◆ **JOB**
Line by line, repeat the data below exactly, beginning at the first line and ending at the line with "0.06, 0.06, 0.06, 0.06, 0.06, 0.06, 0.06, 0.06, 0.06, 0.08]". Omit pictures.
****************************************
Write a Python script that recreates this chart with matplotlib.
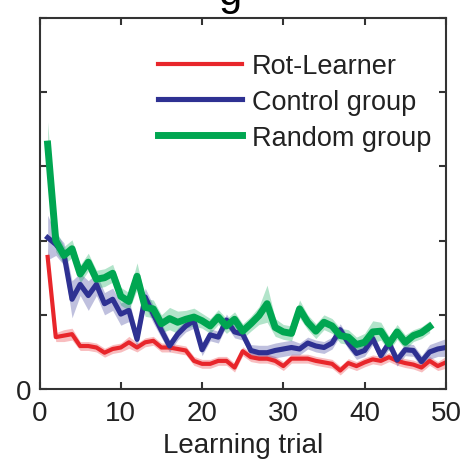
import numpy as np
import matplotlib.pyplot as plt

plt.rcParams['font.family'] = ['Liberation Sans', 'DejaVu Sans']

# mean error per learning trial, with standard error of the mean
rot_mean = [1.78, 0.70, 0.72, 0.74, 0.58, 0.58, 0.56, 0.49, 0.54, 0.56,
            0.63, 0.56, 0.63, 0.65, 0.56, 0.56, 0.54, 0.52, 0.38, 0.34,
            0.34, 0.38, 0.38, 0.29, 0.51, 0.43, 0.41, 0.41, 0.38, 0.31,
            0.41, 0.41, 0.41, 0.38, 0.36, 0.34, 0.25, 0.35, 0.31, 0.36,
            0.40, 0.38, 0.43, 0.38, 0.35, 0.33, 0.29, 0.38, 0.31, 0.36]
rot_sem = [0.12, 0.06, 0.08, 0.08, 0.06, 0.06, 0.06, 0.06, 0.06, 0.06,
           0.08, 0.06, 0.06, 0.06, 0.06, 0.06, 0.06, 0.06, 0.06, 0.06,
           0.06, 0.06, 0.06, 0.06, 0.06, 0.06, 0.06, 0.06, 0.06, 0.06,
           0.06, 0.06, 0.06, 0.06, 0.06, 0.06, 0.06, 0.06, 0.06, 0.06,
           0.06, 0.06, 0.06, 0.06, 0.06, 0.06, 0.06, 0.06, 0.06, 0.08]

ctrl_mean = [2.04, 1.95, 1.82, 1.21, 1.41, 1.26, 1.41, 1.15, 1.21, 1.01,
             1.06, 0.67, 1.24, 1.01, 0.79, 0.58, 0.74, 0.85, 0.92, 0.53,
             0.73, 0.70, 0.93, 0.77, 0.74, 0.52, 0.49, 0.49, 0.52, 0.54,
             0.56, 0.54, 0.62, 0.58, 0.56, 0.62, 0.80, 0.62, 0.48, 0.52,
             0.68, 0.45, 0.62, 0.39, 0.53, 0.52, 0.37, 0.50, 0.54, 0.56]
ctrl_sem = [0.30, 0.15, 0.15, 0.25, 0.15, 0.20, 0.15, 0.15, 0.15, 0.15,
            0.15, 0.10, 0.12, 0.12, 0.10, 0.08, 0.08, 0.08, 0.10, 0.08,
            0.08, 0.08, 0.08, 0.08, 0.08, 0.08, 0.10, 0.10, 0.10, 0.10,
            0.10, 0.08, 0.08, 0.08, 0.08, 0.08, 0.08, 0.08, 0.08, 0.08,
            0.08, 0.08, 0.08, 0.08, 0.08, 0.08, 0.08, 0.10, 0.10, 0.12]

rand_mean = [3.30, 2.00, 1.80, 1.89, 1.55, 1.71, 1.48, 1.50, 1.56, 1.25,
             1.18, 1.52, 1.10, 1.08, 0.88, 0.95, 0.90, 0.94, 0.97, 0.92,
             0.85, 0.97, 0.85, 0.94, 0.78, 0.88, 0.99, 1.15, 0.83, 0.77,
             0.75, 1.08, 0.90, 0.78, 0.90, 0.85, 0.72, 0.70, 0.60, 0.63,
             0.77, 0.78, 0.61, 0.77, 0.63, 0.72, 0.76, 0.84]
rand_sem = [0.30, 0.15, 0.12, 0.12, 0.12, 0.12, 0.12, 0.12, 0.12, 0.12,
            0.12, 0.18, 0.12, 0.12, 0.12, 0.15, 0.15, 0.12, 0.12, 0.10,
            0.10, 0.10, 0.10, 0.10, 0.10, 0.10, 0.12, 0.25, 0.12, 0.10,
            0.10, 0.12, 0.10, 0.10, 0.10, 0.10, 0.10, 0.10, 0.10, 0.12,
            0.15, 0.12, 0.10, 0.10, 0.10, 0.08, 0.08, 0.08]

series = [
    ("Rot-Learner", rot_mean, rot_sem, '#e8262b', 3.0),
    ("Control group", ctrl_mean, ctrl_sem, '#2e3192', 3.7),
    ("Random group", rand_mean, rand_sem, '#00a651', 5.0),
]

fig = plt.figure(figsize=(4.66, 4.60), dpi=100)
ax = fig.add_axes([0.0848, 0.152, 0.872, 0.807])

for label, mean, sem, color, lw in series:
    mean = np.array(mean)
    sem = np.array(sem)
    trials = np.arange(1, len(mean) + 1)
    ax.fill_between(trials, mean - sem, mean + sem, color=color, alpha=0.3,
                    linewidth=0)
    ax.plot(trials, mean, color=color, lw=lw, label=label,
            solid_joinstyle='round')

ax.set_xlim(0, 50)
ax.set_ylim(0, 5)
ax.set_xticks([0, 10, 20, 30, 40, 50])
ax.set_yticks([0, 1, 2, 3, 4, 5])
ax.set_yticklabels(['0', '', '', '', '', ''])
ax.tick_params(direction='in', length=5, width=1.5, top=True, right=True,
               labelsize=20, colors='#333333', labelcolor='#222222')
ax.tick_params(axis='x', pad=8)
ax.tick_params(axis='y', pad=6)
for sp in ax.spines.values():
    sp.set_linewidth(1.5)
    sp.set_color('#333333')

ax.set_xlabel("Learning trial", fontsize=20, color='#222222', labelpad=4)

leg = ax.legend(loc='upper left', bbox_to_anchor=(0.265, 0.934), frameon=False,
                fontsize=19.5, handlelength=3.1, handletextpad=0.37,
                labelspacing=0.36, borderaxespad=0)
for t in leg.get_texts():
    t.set_color('#222222')

# tail of the panel heading above the axes
fig.text(0.494, 1 - 5 / 460, "g", fontsize=30, ha='center', va='baseline')

fig.savefig("out.png", dpi=100)
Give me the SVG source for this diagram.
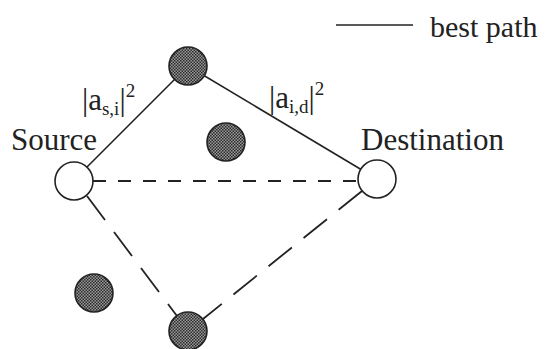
<svg xmlns="http://www.w3.org/2000/svg" width="547" height="349" viewBox="0 0 547 349">
<defs>
<pattern id="hatch" width="3" height="3" patternUnits="userSpaceOnUse">
<rect width="3" height="3" fill="#9a9a9a"/>
<rect x="0" y="0" width="1.5" height="1.5" fill="#2a2a2a"/>
<rect x="1.5" y="1.5" width="1.5" height="1.5" fill="#2a2a2a"/>
</pattern>
<style>
.lbl{font-family:"Liberation Serif","Times New Roman",serif;fill:#222;}
.relay{fill:url(#hatch);stroke:#222;stroke-width:1.6;}
.end{fill:#fff;stroke:#222;stroke-width:1.6;}
.best{stroke:#222;stroke-width:1.6;fill:none;}
.dh{stroke:#222;stroke-width:1.8;fill:none;stroke-dasharray:13 12;}
.dd{stroke:#222;stroke-width:1.8;fill:none;stroke-dasharray:30 15;}
</style>
</defs>
<rect width="547" height="349" fill="#fff"/>
<g id="connectors">
<line class="best" x1="74" y1="180" x2="188" y2="66"/>
<line class="best" x1="188" y1="66" x2="377" y2="179"/>
<line class="dh" x1="93" y1="181" x2="358" y2="181"/>
<line class="dd" x1="87" y1="196" x2="177" y2="316"/>
<line class="dd" x1="362" y1="191" x2="203" y2="319"/>
</g>
<g id="legend">
<line class="best" x1="336" y1="25" x2="413" y2="25"/>
<text class="lbl" x="430" y="37" font-size="30">best path</text>
</g>
<g id="relay-top"><circle class="relay" cx="188" cy="66" r="19"/></g>
<g id="relay-mid"><circle class="relay" cx="226" cy="142" r="19"/></g>
<g id="relay-left"><circle class="relay" cx="94" cy="293" r="19"/></g>
<g id="relay-bottom"><circle class="relay" cx="188" cy="331" r="19"/></g>
<g id="source">
<circle class="end" cx="74" cy="181" r="19"/>
<text class="lbl" x="11" y="150" font-size="31">Source</text>
</g>
<g id="destination">
<circle class="end" cx="377" cy="179" r="19"/>
<text class="lbl" x="361" y="150" font-size="31">Destination</text>
</g>
<g id="label-si">
<text class="lbl" x="82" y="110" font-size="31">|a<tspan font-size="19" dy="5">s,i</tspan><tspan dy="-5">|</tspan><tspan font-size="19" dy="-13">2</tspan></text>
</g>
<g id="label-id">
<text class="lbl" x="269" y="108" font-size="31">|a<tspan font-size="19" dy="5">i,d</tspan><tspan dy="-5">|</tspan><tspan font-size="19" dy="-13">2</tspan></text>
</g>
</svg>
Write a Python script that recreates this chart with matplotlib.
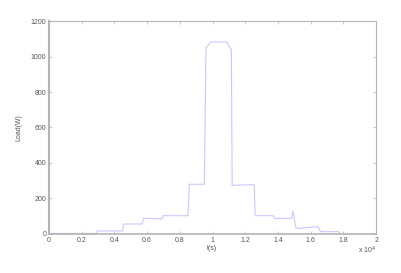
import matplotlib
matplotlib.use("Agg")
import matplotlib.pyplot as plt
from matplotlib.ticker import FuncFormatter

plt.rcParams['font.family'] = ['Liberation Sans', 'DejaVu Sans']

t_s = [0, 2900, 2950, 4500, 4550, 5700, 5780, 6800, 6900, 7000, 8500, 8580,
       9500, 9600, 9700, 9890, 10870, 11050, 11150, 11200, 12450, 12550, 12600,
       13700, 13800, 14850, 14900, 14950, 15100, 15300, 16000, 16450, 16600,
       17700, 17800]
load_w = [3, 3, 17, 17, 56, 56, 88, 86, 83, 103, 103, 280,
          280, 1050, 1060, 1082, 1082, 1050, 1040, 274, 278, 275, 103,
          103, 88, 88, 130, 110, 35, 30, 38, 41, 13,
          13, 2]
xticks = [0, 2000, 4000, 6000, 8000, 10000, 12000, 14000, 16000, 18000, 20000]
yticks = [0, 200, 400, 600, 800, 1000, 1200]

fig = plt.figure(figsize=(4.01, 2.73), dpi=100)
ax = fig.add_axes([0.122, 0.143, 0.816, 0.780])
ax.plot(t_s, load_w, color='#c8c8ff', lw=0.8)
ax.set_xlim(0, 20000)
ax.set_ylim(0, 1200)
ax.set_xticks(xticks)
ax.set_yticks(yticks)
ax.xaxis.set_major_formatter(FuncFormatter(lambda v, p: ('%g' % (v / 1e4))))
gray = '#555555'
for s in ax.spines.values():
    s.set_color('#b4b4b4')
    s.set_linewidth(0.8)
ax.spines['left'].set_linewidth(1.5)
ax.spines['bottom'].set_linewidth(1.2)
ax.tick_params(direction='in', length=2.5, width=0.5, colors='#b4b4b4',
               labelcolor=gray, labelsize=5, pad=2, top=True, right=True)
ax.set_xlabel('t(s)', fontsize=5, color=gray, labelpad=1)
ax.set_ylabel('Load(W)', fontsize=5, color=gray, labelpad=6)
fig.text(0.893, 0.073, r'x 10$^4$', fontsize=5, color=gray, ha='left')
fig.savefig('out.png', dpi=100)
****************************************
◆ **RESULT**
Write a Python script that recreates this chart with matplotlib.
import numpy as np
import matplotlib.pyplot as plt

plt.rcParams['font.family'] = ['Liberation Sans', 'DejaVu Sans']

# mean error per learning trial, with standard error of the mean
rot_mean = [1.78, 0.70, 0.72, 0.74, 0.58, 0.58, 0.56, 0.49, 0.54, 0.56,
            0.63, 0.56, 0.63, 0.65, 0.56, 0.56, 0.54, 0.52, 0.38, 0.34,
            0.34, 0.38, 0.38, 0.29, 0.51, 0.43, 0.41, 0.41, 0.38, 0.31,
            0.41, 0.41, 0.41, 0.38, 0.36, 0.34, 0.25, 0.35, 0.31, 0.36,
            0.40, 0.38, 0.43, 0.38, 0.35, 0.33, 0.29, 0.38, 0.31, 0.36]
rot_sem = [0.12, 0.06, 0.08, 0.08, 0.06, 0.06, 0.06, 0.06, 0.06, 0.06,
           0.08, 0.06, 0.06, 0.06, 0.06, 0.06, 0.06, 0.06, 0.06, 0.06,
           0.06, 0.06, 0.06, 0.06, 0.06, 0.06, 0.06, 0.06, 0.06, 0.06,
           0.06, 0.06, 0.06, 0.06, 0.06, 0.06, 0.06, 0.06, 0.06, 0.06,
           0.06, 0.06, 0.06, 0.06, 0.06, 0.06, 0.06, 0.06, 0.06, 0.08]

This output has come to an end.